## start RECORD EXCERPTS

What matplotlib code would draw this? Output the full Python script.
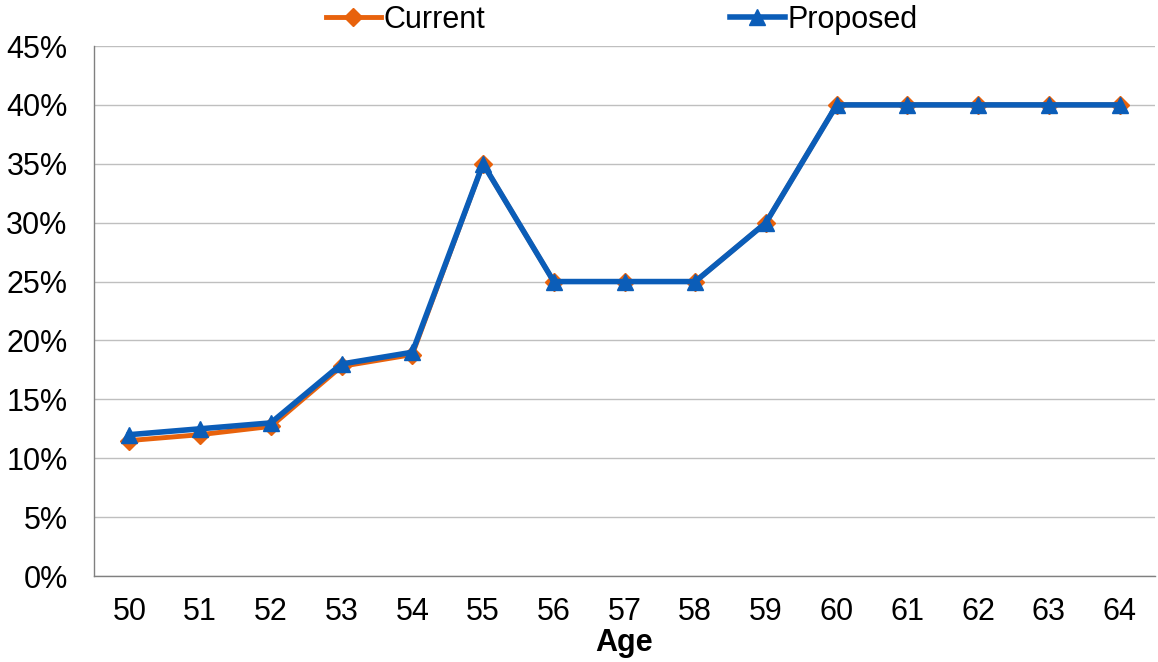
import matplotlib
matplotlib.use("Agg")
import matplotlib.pyplot as plt
from matplotlib.ticker import PercentFormatter

plt.rcParams['font.family'] = ['Liberation Sans', 'DejaVu Sans']

# rates by age
ages = [50, 51, 52, 53, 54, 55, 56, 57, 58, 59, 60, 61, 62, 63, 64]
current = [11.5, 12.0, 12.7, 17.8, 18.8, 35, 25, 25, 25, 30, 40, 40, 40, 40, 40]
proposed = [12.0, 12.5, 13.0, 18.0, 19.0, 35, 25, 25, 25, 30, 40, 40, 40, 40, 40]

orange = '#E8620C'
blue = '#0B5DB8'
grid = '#BFBFBF'

fig = plt.figure(figsize=(11.58, 6.62), dpi=100)
ax = fig.add_axes([0.0812, 0.1299, 0.9162, 0.8006])

x = range(len(ages))
ax.plot(x, current, color=orange, lw=3.5, marker='D', ms=9, label='Current', zorder=3)
ax.plot(x, proposed, color=blue, lw=4, marker='^', ms=12, label='Proposed', zorder=4)

ax.set_xlim(-0.5, len(ages) - 0.5)
ax.set_ylim(0, 45)
ax.set_yticks(range(0, 46, 5))
ax.yaxis.set_major_formatter(PercentFormatter(decimals=0))
ax.set_xticks(list(x))
ax.set_xticklabels([str(a) for a in ages])
ax.tick_params(axis='both', length=0, labelsize=22, colors='black')
ax.tick_params(axis='x', pad=15)
ax.tick_params(axis='y', pad=19)

ax.grid(axis='y', color=grid, lw=1)
ax.set_axisbelow(True)
for side in ['top', 'right']:
    ax.spines[side].set_visible(False)
for side in ['left', 'bottom']:
    ax.spines[side].set_color('#808080')
    ax.spines[side].set_linewidth(1)

ax.set_xlabel('Age', fontsize=22, fontweight='bold', labelpad=1)

fig.legend(loc='center', bbox_to_anchor=(0.537, 0.970), ncol=2, frameon=False,
           fontsize=22, handlelength=1.8, handletextpad=0.1, columnspacing=8.0,
           borderaxespad=0)

fig.savefig('out.png', dpi=100)
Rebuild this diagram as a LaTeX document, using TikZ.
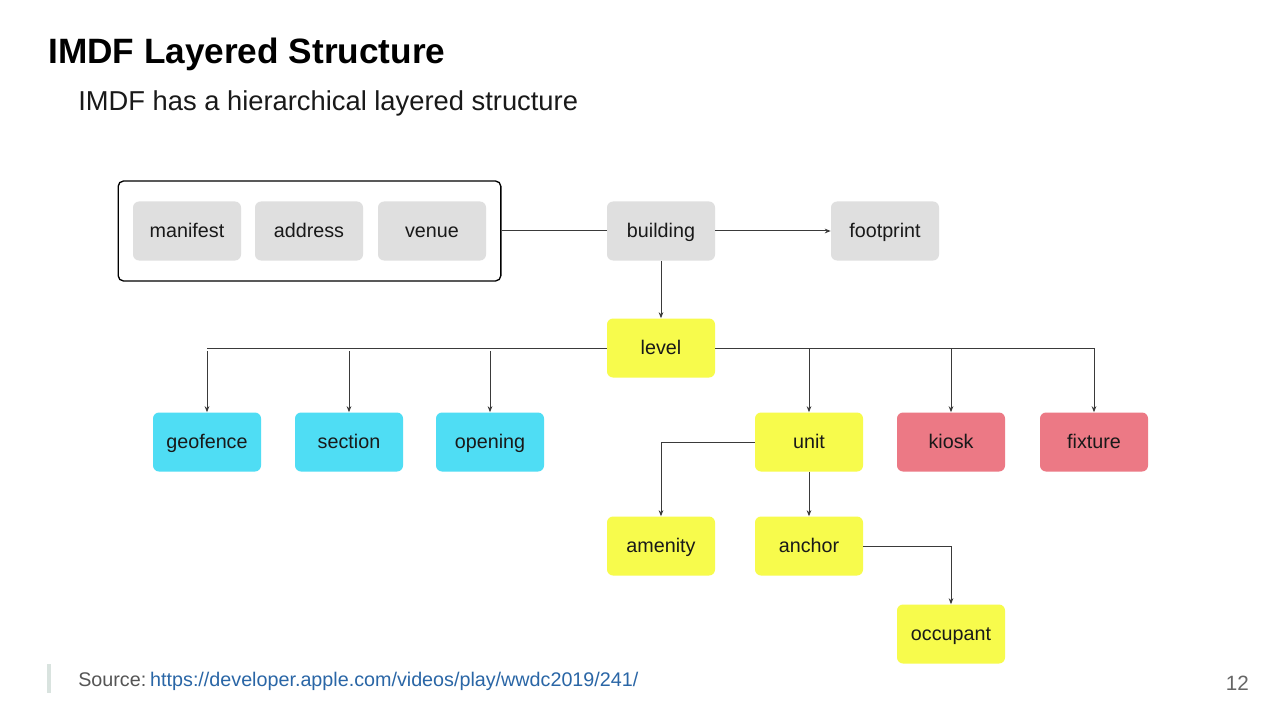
\documentclass[tikz,border=0pt]{standalone}
\usepackage{fontspec}
\setmainfont{Liberation Sans}
\usetikzlibrary{arrows.meta}
\definecolor{boxgray}{HTML}{DFDFDF}
\definecolor{boxyellow}{HTML}{F7FB4C}
\definecolor{boxcyan}{HTML}{4FDDF4}
\definecolor{boxpink}{HTML}{EC7985}
\definecolor{linegray}{HTML}{3A3A3A}
\definecolor{linkblue}{HTML}{2A66A6}
\definecolor{srcgray}{HTML}{555555}
\definecolor{bargray}{HTML}{D9E3DF}
\tikzset{
  ent/.style={rounded corners=4.5pt, minimum width=81pt, minimum height=44.25pt, inner sep=0pt,
    text height=11pt, text depth=1pt,
    font=\fontsize{14.8pt}{17pt}\selectfont, text=black!90},
  grayent/.style={ent, fill=boxgray},
  yelent/.style={ent, fill=boxyellow},
  cyanent/.style={ent, fill=boxcyan},
  pinkent/.style={ent, fill=boxpink},
  conn/.style={draw=linegray, line width=0.75pt},
  arr/.style={conn, -{Stealth[length=4.5pt,width=3.5pt]}},
}
\begin{document}
\begin{tikzpicture}[x=0.75pt,y=-0.75pt]
\useasboundingbox[fill=white] (0,0) rectangle (1280,720);
% titles
\node[anchor=base west, inner sep=0pt, font=\fontsize{26.4pt}{30pt}\selectfont\bfseries, text=black] (title) at (48,64) {IMDF Layered Structure};
\node[anchor=base west, inner sep=0pt, font=\fontsize{20.5pt}{24pt}\selectfont, text=black!90] (subtitle) at (78,111) {IMDF has a hierarchical layered structure};
% group box
\node[draw=black, line width=1pt, rounded corners=4pt, minimum width=287pt, minimum height=75pt, inner sep=0pt] (group) at (309.5,231) {};
\node[grayent] (manifest) at (187,231) {manifest};
\node[grayent] (address) at (309,231) {address};
\node[grayent] (venue) at (432,231) {venue};
\node[grayent] (building) at (661,231) {building};
\node[grayent] (footprint) at (885,231) {footprint};
\node[yelent] (level) at (661,348) {level};
\node[cyanent] (geofence) at (207,442) {geofence};
\node[cyanent] (section) at (349,442) {section};
\node[cyanent] (opening) at (490,442) {opening};
\node[yelent] (unit) at (809,442) {unit};
\node[pinkent] (kiosk) at (951,442) {kiosk};
\node[pinkent] (fixture) at (1094,442) {fixture};
\node[yelent] (amenity) at (661,546) {amenity};
\node[yelent] (anchor) at (809,546) {anchor};
\node[yelent] (occupant) at (951,634) {occupant};
% connectors
\draw[conn] (group.east) -- (building.west);
\draw[arr] (building.east) -- (footprint.west);
\draw[arr] (building.south) -- (level.north);
\coordinate (lleft) at (geofence.north |- level.west);
\coordinate (lright) at (fixture.north |- level.east);
\draw[conn] (level.west) -- (lleft);
\draw[conn] (level.east) -- (lright);
\draw[arr] (lleft) ++(0,3) -- (geofence.north);
\draw[arr] (section.north |- level.west) ++(0,3) -- (section.north);
\draw[arr] (opening.north |- level.west) ++(0,3) -- (opening.north);
\draw[arr] (unit.north |- level.east) -- (unit.north);
\draw[arr] (kiosk.north |- level.east) -- (kiosk.north);
\draw[arr] (lright) -- (fixture.north);
\draw[arr] (unit.west) -| (amenity.north);
\draw[arr] (unit.south) -- (anchor.north);
\draw[arr] (anchor.east) -| (occupant.north);
% footer
\fill[bargray] (47,664) rectangle (51,693);
\node[anchor=base west, inner sep=0pt, font=\fontsize{14.8pt}{17pt}\selectfont] (source) at (78,686) {\textcolor{srcgray}{Source:}\hspace{0.2em}\textcolor{linkblue}{https://developer.apple.com/videos/play/wwdc2019/241/}};
\node[anchor=base east, inner sep=0pt, font=\fontsize{15.5pt}{18pt}\selectfont, text=black!60] (pagenum) at (1249,690) {12};
\end{tikzpicture}
\end{document}
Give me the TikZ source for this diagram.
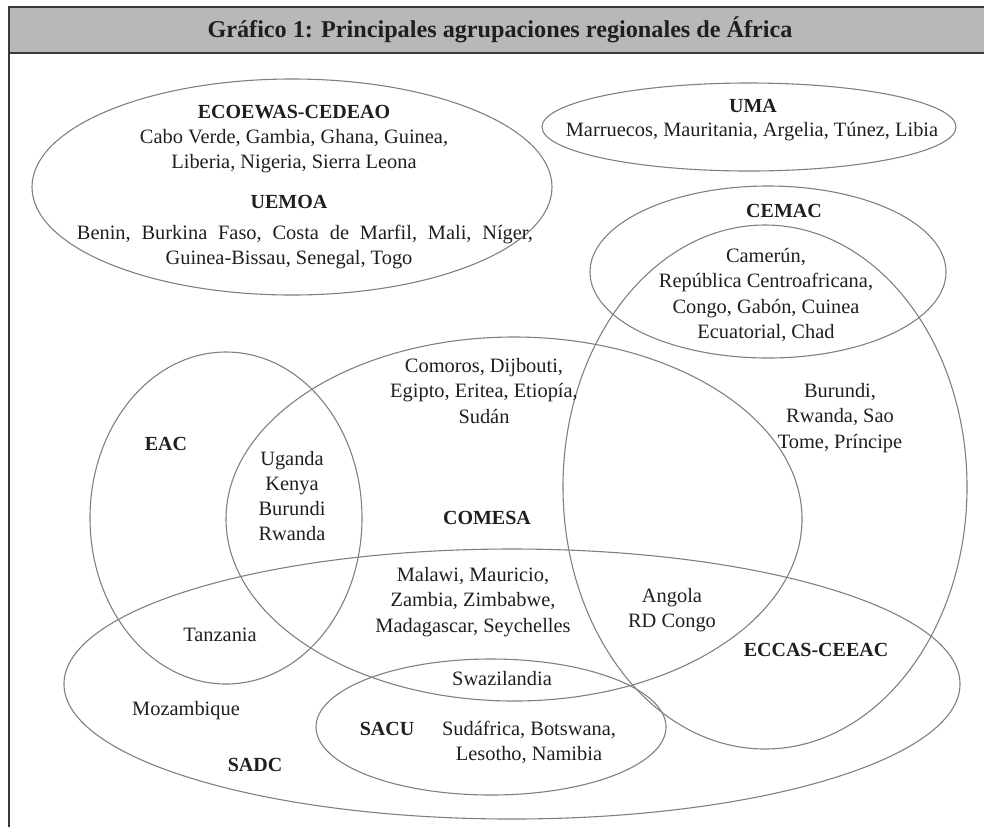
\documentclass[tikz,border=0pt]{standalone}
\usepackage{fontspec}
\setmainfont{Liberation Serif}

\begin{document}
\begin{tikzpicture}[x=0.5pt, y=-0.5pt,
    frame/.style={draw=framegray, line width=0.8pt},
    set/.style={draw=setgray, line width=0.55pt},
    group/.style={font=\fontsize{10}{12.5}\selectfont\bfseries, text=ink, inner sep=0pt},
    members/.style={font=\fontsize{10.2}{12.6}\selectfont, text=ink, align=center, inner sep=0pt}]
    \colorlet{ink}{black!88}
    \colorlet{setgray}{black!50}
    \colorlet{framegray}{black!78}
    \colorlet{barfill}{black!28}

    \useasboundingbox (0,0) rectangle (984,826);
    \clip (0,0) rectangle (984,826);

    % marco y barra del titulo
    \fill[barfill] (9,7) rectangle (1000,53);
    \draw[frame] (9,840) -- (9,7) -- (1000,7);
    \draw[frame] (9,53) -- (1000,53);
    \node[font=\fontsize{12.1}{14}\selectfont\bfseries, text=ink, inner sep=0pt] (title) at (500,30) {Gráfico 1: Principales agrupaciones regionales de África};

    % conjuntos
    \draw[set] (292,187) ellipse [x radius=260, y radius=108]; % ECOWAS
    \draw[set] (749,127) ellipse [x radius=207, y radius=44];  % UMA
    \draw[set] (768,272) ellipse [x radius=178, y radius=86];  % CEMAC
    \draw[set] (765,487) ellipse [x radius=202, y radius=262]; % ECCAS
    \draw[set] (514,519) ellipse [x radius=288, y radius=182]; % COMESA
    \draw[set] (226,518) ellipse [x radius=136, y radius=166]; % EAC
    \draw[set] (512,684) ellipse [x radius=448, y radius=135]; % SADC
    \draw[set] (491,727) ellipse [x radius=175, y radius=68];  % SACU

    % ECOWAS y UEMOA
    \node[group] (ecowas) at (294,112) {ECOEWAS-CEDEAO};
    \node[members] (ecowas-m) at (294,151) {Cabo Verde, Gambia, Ghana, Guinea,\\Liberia, Nigeria, Sierra Leona};
    \node[group] (uemoa) at (289,202) {UEMOA};
    \node[members] (uemoa-m1) at (305,235) {\spaceskip=5.4pt Benin, Burkina Faso, Costa de Marfil, Mali, Níger,};
    \node[members] (uemoa-m2) at (289,260) {Guinea-Bissau, Senegal, Togo};

    % UMA
    \node[group] (uma) at (753,106) {UMA};
    \node[members] (uma-m) at (752,132) {Marruecos, Mauritania, Argelia, Túnez, Libia};

    % CEMAC y ECCAS
    \node[group] (cemac) at (784,211) {CEMAC};
    \node[members] (cemac-m) at (766,295) {Camerún,\\República Centroafricana,\\Congo, Gabón, Cuinea\\Ecuatorial, Chad};
    \node[members] (eccas-m) at (840,418) {Burundi,\\Rwanda, Sao\\Tome, Príncipe};
    \node[group] (eccas) at (816,650) {ECCAS-CEEAC};
    \node[members] (angola) at (672,610) {Angola\\RD Congo};

    % COMESA y EAC
    \node[members] (comesa-m) at (484,391) {Comoros, Dijbouti,\\Egipto, Eritea, Etiopía,\\Sudán};
    \node[group] (comesa) at (487,518) {COMESA};
    \node[group] (eac) at (166,444) {EAC};
    \node[members] (eac-m) at (292,496) {Uganda\\Kenya\\Burundi\\Rwanda};
    \node[members] (tanzania) at (220,635) {Tanzania};

    % SADC y SACU
    \node[members] (sadc-m) at (473,602) {Malawi, Mauricio,\\Zambia, Zimbabwe,\\Madagascar, Seychelles};
    \node[members] (swazi) at (502,679) {Swazilandia};
    \node[members] (mozambique) at (186,711) {Mozambique};
    \node[group] (sadc) at (255,765) {SADC};
    \node[group] (sacu) at (387,729) {SACU};
    \node[members] (sacu-m) at (529,742) {Sudáfrica, Botswana,\\Lesotho, Namibia};
\end{tikzpicture}
\end{document}
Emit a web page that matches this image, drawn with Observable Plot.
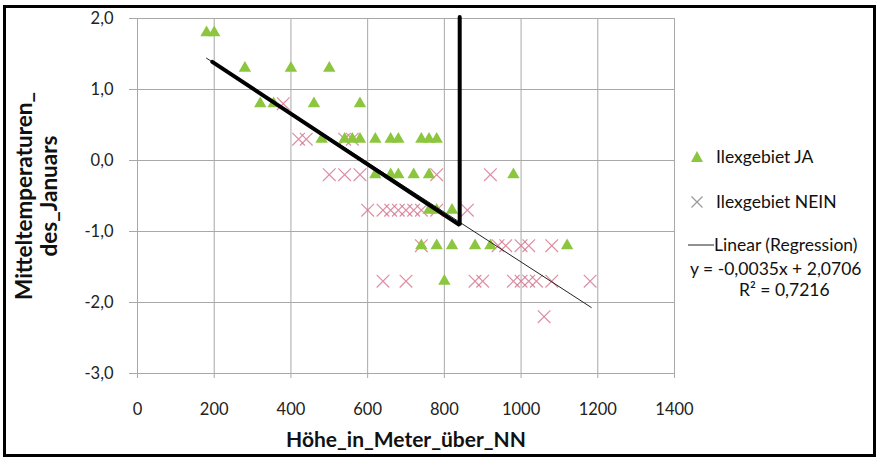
<!DOCTYPE html>
<html><head><meta charset="utf-8">
<script src="https://cdn.jsdelivr.net/npm/d3@7"></script>
<script src="https://cdn.jsdelivr.net/npm/@observablehq/plot@0.6"></script>
<style>
body{margin:0;background:#fff;font-family:Lato,sans-serif}
#wrap{position:relative;width:876px;height:457px;overflow:hidden}
#frame{position:absolute;left:3px;top:5px;width:867px;height:446px;border:3px solid #000;pointer-events:none}
.leg{position:absolute;font-size:17.5px;color:#111;white-space:nowrap;line-height:22px}
</style></head><body><div id="wrap"><div id="chart"></div><div id="frame"></div>
<svg style="position:absolute;left:690px;top:150px" width="14" height="13"><path d="M7,1 L13,12 L1,12 Z" fill="#8cc63f"/></svg>
<div class="leg" style="left:716px;top:146px">Ilexgebiet JA</div>
<svg style="position:absolute;left:690px;top:195px" width="14" height="14"><path d="M1.5,1.5 L12.5,12.5 M12.5,1.5 L1.5,12.5" stroke="#999" stroke-width="1.2"/></svg>
<div class="leg" style="left:716px;top:191px">Ilexgebiet NEIN</div>
<svg style="position:absolute;left:688px;top:240px" width="26" height="10"><line x1="0" y1="5" x2="26" y2="5" stroke="#222" stroke-width="1"/></svg>
<div class="leg" style="left:714px;top:234px">Linear (Regression)</div>
<div class="leg" style="left:690px;top:258px">y = -0,0035x + 2,0706</div>
<div class="leg" style="left:739px;top:279px">R² = 0,7216</div>
</div>
<script>
// Ilexgebiet JA (triangles)
const jaX = [180,200, 280,400,500, 320,355,460,580, 480,540,560,580,620,660,680,740,760,780, 620,660,680,720,760,980, 760,780,820, 740,780,820,880,920,1120, 800];
const jaY = [1.8,1.8, 1.3,1.3,1.3, 0.8,0.8,0.8,0.8, 0.3,0.3,0.3,0.3,0.3,0.3,0.3,0.3,0.3,0.3, -0.2,-0.2,-0.2,-0.2,-0.2,-0.2, -0.7,-0.7,-0.7, -1.2,-1.2,-1.2,-1.2,-1.2,-1.2, -1.7];
// Ilexgebiet NEIN (crosses)
const neinX = [380, 420,440,540,560, 500,540,580,780,920, 600,640,660,680,700,720,740,780,860, 740,940,960,1000,1020,1080, 640,700,880,900,980,1000,1020,1040,1080,1180, 1060];
const neinY = [0.8, 0.3,0.3,0.3,0.3, -0.2,-0.2,-0.2,-0.2,-0.2, -0.7,-0.7,-0.7,-0.7,-0.7,-0.7,-0.7,-0.7,-0.7, -1.2,-1.2,-1.2,-1.2,-1.2,-1.2, -1.7,-1.7,-1.7,-1.7,-1.7,-1.7,-1.7,-1.7,-1.7,-1.7, -2.2];
// Linear regression (from chart equation)
const regSlope = -0.0035, regIntercept = 2.0706;
const regX = [180, 1183];
// hand-drawn thick annotation line
const annotX = [195, 840, 840];
const annotY = [1.39, -0.91, 2.02];
const xTicks = [0,200,400,600,800,1000,1200,1400];
const yTicks = [-3,-2,-1,0,1,2];
const xTitle = "Höhe_in_Meter_über_NN";
const yTitle = ["Mitteltemperaturen_", "des_Januars"];

const ja = jaX.map((x,i)=>({x, y: jaY[i]}));
const nein = neinX.map((x,i)=>({x, y: neinY[i]}));
const reg = regX.map(x=>({x, y: regSlope*x + regIntercept}));
const annot = annotX.map((x,i)=>({x, y: annotY[i]}));
const grid = "#a8a8a8";

const chart = Plot.plot({
  width: 876, height: 457,
  marginLeft: 137, marginRight: 202, marginTop: 18, marginBottom: 84,
  style: {fontFamily: "Lato, sans-serif", fontSize: "16.5px", color: "#222", background: "transparent"},
  x: {domain: [0,1400]},
  y: {domain: [-3,2]},
  marks: [
    Plot.ruleX(xTicks, {stroke: grid}),
    Plot.ruleY(yTicks, {stroke: grid}),
    Plot.axisX({ticks: xTicks, tickSize: 5, tickPadding: 25, label: null, stroke: grid, fill: "#222", tickFormat: d => String(d)}),
    Plot.axisY({ticks: yTicks, tickSize: 8, tickPadding: 16, label: null, stroke: grid, fill: "#222", tickFormat: d => d.toFixed(1).replace(".", ",")}),
    Plot.dot(nein, {x: "x", y: "y", symbol: "times", r: 5.8, stroke: "#d4728c", strokeWidth: 1.2, strokeOpacity: 0.8}),
    Plot.dot(ja, {x: "x", y: "y", symbol: "triangle", r: 4.6, fill: "#8cc63f", stroke: "none"}),
    Plot.line(reg, {x: "x", y: "y", stroke: "#222", strokeWidth: 1}),
    Plot.line(annot, {x: "x", y: "y", stroke: "#000", strokeWidth: 4, strokeLinejoin: "miter"}),
    Plot.text([xTitle], {text: d => d, frameAnchor: "bottom", dy: 73, fontWeight: "bold", fontSize: 21, fill: "#111"}),
    Plot.text([yTitle[0]], {text: d => d, frameAnchor: "left", textAnchor: "middle", dx: -113, rotate: -90, fontWeight: "bold", fontSize: 22.5, fill: "#111"}),
    Plot.text([yTitle[1]], {text: d => d, frameAnchor: "left", textAnchor: "middle", dx: -88, rotate: -90, fontWeight: "bold", fontSize: 22.5, fill: "#111"})
  ]
});
document.getElementById("chart").append(chart);
</script>
</body></html>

## end RECORD EXCERPTS

▸ WRITTEN TASK
Look over the records above and copy each line that includes the string "source".

▸ THE REPLY
\node[anchor=base west, inner sep=0pt, font=\fontsize{14.8pt}{17pt}\selectfont] (source) at (78,686) {\textcolor{srcgray}{Source:}\hspace{0.2em}\textcolor{linkblue}{https://developer.apple.com/videos/play/wwdc2019/241/}};
Give me the TikZ source for this diagram.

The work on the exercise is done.